OFFICER HUGHES, in Her Official and Individual Capacities as a Police Officer of the
City and County of Denver, CO,
OFFICER JOHN DOE, in His Official and Individual Capacities as a Police Officer of the
City and County of Denver, CO,
ROBERT WHITE, in His Official and Individual Capacities as the Chief of Police of the
City and County of Denver, CO JANE DOE,
OFFICER(S) JOHN DOES, in Their Official and Individual Capacities, as Supervisors of
the Defendant(s) Police Officer Hughes, and Police Officer John Doe respectively,
THE CITY AND COUNTY OF DENVER, COLORADO, and
JAMES DOE,
Defendants.
ORDER DIRECTING PLAINTIFF TO FILE SECOND
AMENDED COMPLAINT ON COURT-APPROVED FORM
Plaintiff, Lynn Eugene Scott, initiated this action by filing a Complaint asserting
violations of his constitutional rights pursuant to 28 U.S.C. § 1343 and 42 U.S.C.
§ 1983. He has been granted leave to proceed in forma pauperis pursuant to 28 U.S.C.
§ 1915.
On September 17, 2014, the Court reviewed the Complaint and determined that
it was deficient because Mr. Scott failed to allege facts sufficient to state an arguable
claim for relief against some of the Defendants under 42 U.S.C. § 1983. The Court
directed Plaintiff to file an Amended Complaint within thirty days of the September 17
Order. Mr. Scott filed an Amended Complaint on September 25, 2014 (ECF No. 5).
The Court must construe the Amended Complaint liberally because Mr. Scott is
not represented by an attorney. See Haines v. Kerner, 404 U.S. 519, 520-21 (1972);
Hall v. Bellmon, 935 F.2d 1106, 1110 (10th Cir. 1991). However, the Court should not
be an advocate for a pro se litigant. See Hall, 935 F.2d at 1110. For the reasons stated
below, Mr. Scott will be ordered to file a Second Amended Complaint.
Plaintiff alleges the following facts in the Amended Complaint:
12. On or around September 16, 2013 the Plaintiff Scott was being held
against his will, on the ground pinned, by Defendant James Doe the
named Complainant in Criminal Complaint Docket Number 13GS009360
Municipal Court of the City and County of Denver, Colorado, in the United
States of America. Defendant John Doe the first Police Officer on the
scene, handcuffed, the Plaintiff, while the Plaintiff did not resist arrest in
any way, the Defendant John Doe police officer of Denver Police
Department slammed Mr. Scott against the police cruiser, in which cause
Mr. Scott to lose one tooth. Then Defendant James Doe, gave a false
report to the police officer(s) present that he was assaulted by the Plaintiff,
because the Plaintiff hit him with a pole. . . .

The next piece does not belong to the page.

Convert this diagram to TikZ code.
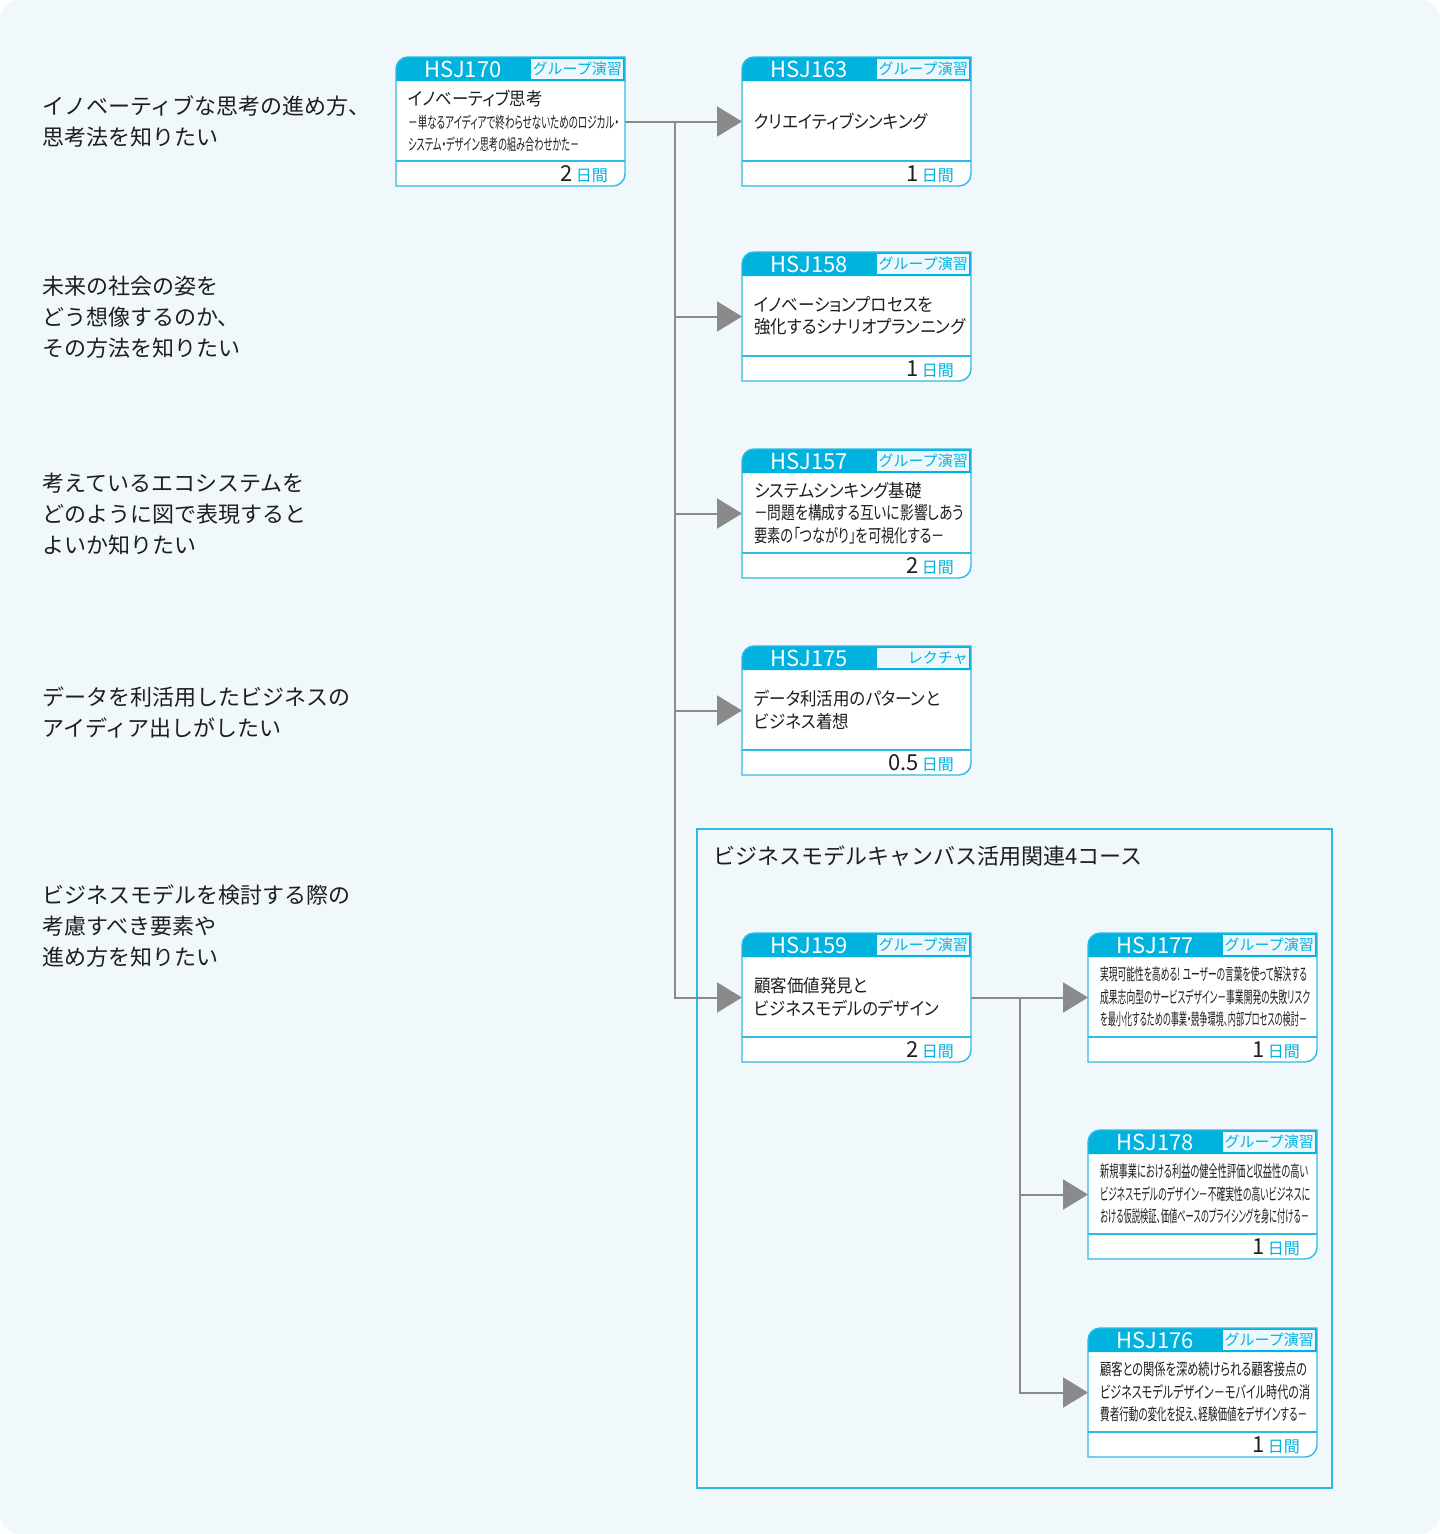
\documentclass[tikz,border=0pt]{standalone}
\usepackage{fontspec}
\usepackage{graphicx}
\setmainfont{Noto Sans CJK JP}
\newfontfamily\titlefont[FakeStretch=0.915,RawFeature=+palt]{Noto Sans CJK JP}
\newfontfamily\condfont[FakeStretch=0.6,RawFeature=+palt]{Noto Sans CJK JP}
\usetikzlibrary{arrows.meta,positioning,calc,fit}
\definecolor{HsjCyan}{RGB}{0,178,222}
\definecolor{HsjEdge}{RGB}{45,186,228}
\definecolor{TagFill}{RGB}{236,248,253}
\definecolor{PageBlue}{RGB}{241,248,252}
\definecolor{Ink}{RGB}{30,30,30}
\definecolor{LinkGrey}{RGB}{138,138,138}
\tikzset{
  coursebox/.style={minimum width=229pt, minimum height=129pt, inner sep=0pt, outer sep=0pt},
  boxedge/.style={draw=HsjEdge, line width=1.4pt},
  codetxt/.style={text=white, inner sep=0pt, font=\fontsize{22}{24}\selectfont},
  tagbox/.style={fill=TagFill, minimum width=92pt, minimum height=20pt, inner sep=0pt},
  tagtxt/.style={text=HsjCyan, inner sep=1pt, font=\fontsize{15}{16}\selectfont},
  titletxt/.style={text=Ink, align=left, inner sep=0pt, font=\titlefont\fontsize{18}{22.5}\selectfont},
  daytxt/.style={text=Ink, inner sep=0pt, font=\fontsize{22}{24}\selectfont},
  asklabel/.style={text=Ink, align=left, inner sep=0pt, anchor=west, font=\fontsize{22}{31}\selectfont},
  groupbox/.style={draw=HsjEdge, line width=1.4pt, inner sep=0pt},
  grouptitle/.style={text=Ink, inner sep=0pt, anchor=west, font=\fontsize{22}{24}\selectfont},
  flowarr/.style={-{Triangle[length=25pt, width=30pt]}, draw=LinkGrey, line width=2pt},
}
% condensed line squeezed to a set width
\newcommand\fitline[3]{\resizebox{#2pt}{\height}{\condfont\fontsize{#1}{22}\selectfont #3}}
% card outline: top-left and bottom-right corners rounded
\newcommand\cardpath[1]{(#1.south west) -- ([yshift=-12pt]#1.north west)
  arc[start angle=180, end angle=90, radius=12pt] -- (#1.north east)
  -- ([yshift=12pt]#1.south east) arc[start angle=0, end angle=-90, radius=12pt] -- cycle}
% #1 node, #2 code, #3 tag, #4 title, #5 days
\newcommand\coursecard[5]{%
  \fill[white] \cardpath{#1};
  \fill[HsjCyan] ([yshift=-24pt]#1.north west) -- ([yshift=-12pt]#1.north west)
    arc[start angle=180, end angle=90, radius=12pt] -- (#1.north east)
    -- ([yshift=-24pt]#1.north east) -- cycle;
  \node[tagbox, anchor=north east] (#1-tag) at ([xshift=-2pt,yshift=-2pt]#1.north east) {};
  \node[tagtxt, anchor=east] at (#1-tag.east) {#3};
  \node[codetxt] (#1-code) at ([xshift=67pt,yshift=-12pt]#1.north west) {#2};
  \draw[boxedge] \cardpath{#1};
  \draw[boxedge] ([yshift=25pt]#1.south west) -- ([yshift=25pt]#1.south east);
  \node[titletxt, anchor=west] (#1-title) at ([xshift=12pt,yshift=-64pt]#1.north west) {#4};
  \node[daytxt, anchor=east] (#1-days) at ([xshift=-17pt,yshift=12pt]#1.south east)
    {#5\hspace{3pt}{\fontsize{16}{18}\selectfont\color{HsjCyan}日間}};
}

\begin{document}
\begin{tikzpicture}[x=1pt, y=-1pt]

% page
\fill[white] (0,0) rectangle (1440,1534);
\fill[PageBlue, rounded corners=20pt] (0,0) rectangle (1440,1534);
\useasboundingbox (0,0) rectangle (1440,1534);

% ================= questions (left column) =================
\node[asklabel] (q1) at (42,121.5) {イノベーティブな思考の進め方、\\思考法を知りたい};
\node[asklabel] (q2) at (42,317) {未来の社会の姿を\\どう想像するのか、\\その方法を知りたい};
\node[asklabel] (q3) at (42,514) {考えているエコシステムを\\どのように図で表現すると\\よいか知りたい};
\node[asklabel] (q4) at (42,712) {データを利活用したビジネスの\\アイディア出しがしたい};
\node[asklabel] (q5) at (42,926) {ビジネスモデルを検討する際の\\考慮すべき要素や\\進め方を知りたい};

% ================= course cards =================
\node[coursebox, anchor=north west] (b170) at (396,57) {};
\node[coursebox, right=117pt of b170] (b163) {};
\node[coursebox, below=66pt of b163] (b158) {};
\node[coursebox, below=68pt of b158] (b157) {};
\node[coursebox, below=68pt of b157] (b175) {};
\node[coursebox, below=158pt of b175] (b159) {};
\node[coursebox, right=117pt of b159] (b177) {};
\node[coursebox, below=68pt of b177] (b178) {};
\node[coursebox, below=69pt of b178] (b176) {};

% group frame for the canvas courses
\node[groupbox, fit={(697,829) (1332,1488)}] (grp) {};
\node[grouptitle] (grptitle) at ([xshift=17pt,yshift=-28pt]grp.north west)
  {ビジネスモデルキャンバス活用関連4コース};

% ================= connectors =================
\coordinate (trunkA) at ([xshift=50pt]b170.east);
\draw[flowarr] (b170.east) -- (b163.west);
\draw[flowarr] (trunkA) |- (b159.west);
\draw[flowarr] (trunkA |- b158.west) -- (b158.west);
\draw[flowarr] (trunkA |- b157.west) -- (b157.west);
\draw[flowarr] (trunkA |- b175.west) -- (b175.west);

\coordinate (trunkB) at ([xshift=49pt]b159.east);
\draw[flowarr] (b159.east) -- (b177.west);
\draw[flowarr] (trunkB) |- (b176.west);
\draw[flowarr] (trunkB |- b178.west) -- (b178.west);

% ================= card contents =================
\coursecard{b170}{HSJ170}{グループ演習}
  {イノベーティブ思考\\\fitline{16}{211}{－単なるアイディアで終わらせないためのロジカル・}\\\fitline{16}{171}{システム・デザイン思考の組み合わせかた－}}{2}
\coursecard{b163}{HSJ163}{グループ演習}{クリエイティブシンキング}{1}
\coursecard{b158}{HSJ158}{グループ演習}{イノベーションプロセスを\\強化するシナリオプランニング}{1}
\coursecard{b157}{HSJ157}{グループ演習}
  {システムシンキング基礎\\\fitline{18}{210}{－問題を構成する互いに影響しあう}\\\fitline{18}{191}{要素の「つながり」を可視化する－}}{2}
\coursecard{b175}{HSJ175}{レクチャ}{データ利活用のパターンと\\ビジネス着想}{0.5}
\coursecard{b159}{HSJ159}{グループ演習}{顧客価値発見と\\ビジネスモデルのデザイン}{2}
\coursecard{b177}{HSJ177}{グループ演習}
  {\fitline{16.5}{207}{実現可能性を高める! ユーザーの言葉を使って解決する}\\\fitline{16.5}{210}{成果志向型のサービスデザイン－事業開発の失敗リスク}\\\fitline{16.5}{207}{を最小化するための事業・競争環境、内部プロセスの検討－}}{1}
\coursecard{b178}{HSJ178}{グループ演習}
  {\fitline{16.5}{208}{新規事業における利益の健全性評価と収益性の高い}\\\fitline{16.5}{210}{ビジネスモデルのデザイン－不確実性の高いビジネスに}\\\fitline{16.5}{209}{おける仮説検証、価値ベースのプライシングを身に付ける－}}{1}
\coursecard{b176}{HSJ176}{グループ演習}
  {\fitline{16.5}{207}{顧客との関係を深め続けられる顧客接点の}\\\fitline{16.5}{210}{ビジネスモデルデザイン－モバイル時代の消}\\\fitline{16.5}{207}{費者行動の変化を捉え、経験価値をデザインする－}}{1}

\end{tikzpicture}
\end{document}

13. Subsequently, Mr. Scott was charged with assault, and trespassing
on or around September 18 2013 even though he never touched the
Defendant James Doe, and despite his claim that he was assaulted and
kidnapped by the Defendant James Doe, that he made to the Police on
the day of the arrest.
14. On 25 November 2013, all charges against Scott were dismissed.
(ECF No. 5, at 3).
Mr. Scott sues the Defendants for monetary damages arising from a false arrest
and imprisonment, unlawful excessive force, malicious prosecution, and race
discrimination, in violation of the Fourth and Fourteenth Amendments. He also asserts
pendent state law tort claims.
The Amended Complaint is deficient because it fails to allege facts sufficient to
state an arguable claim for relief against Defendant City and County of Denver. Mr.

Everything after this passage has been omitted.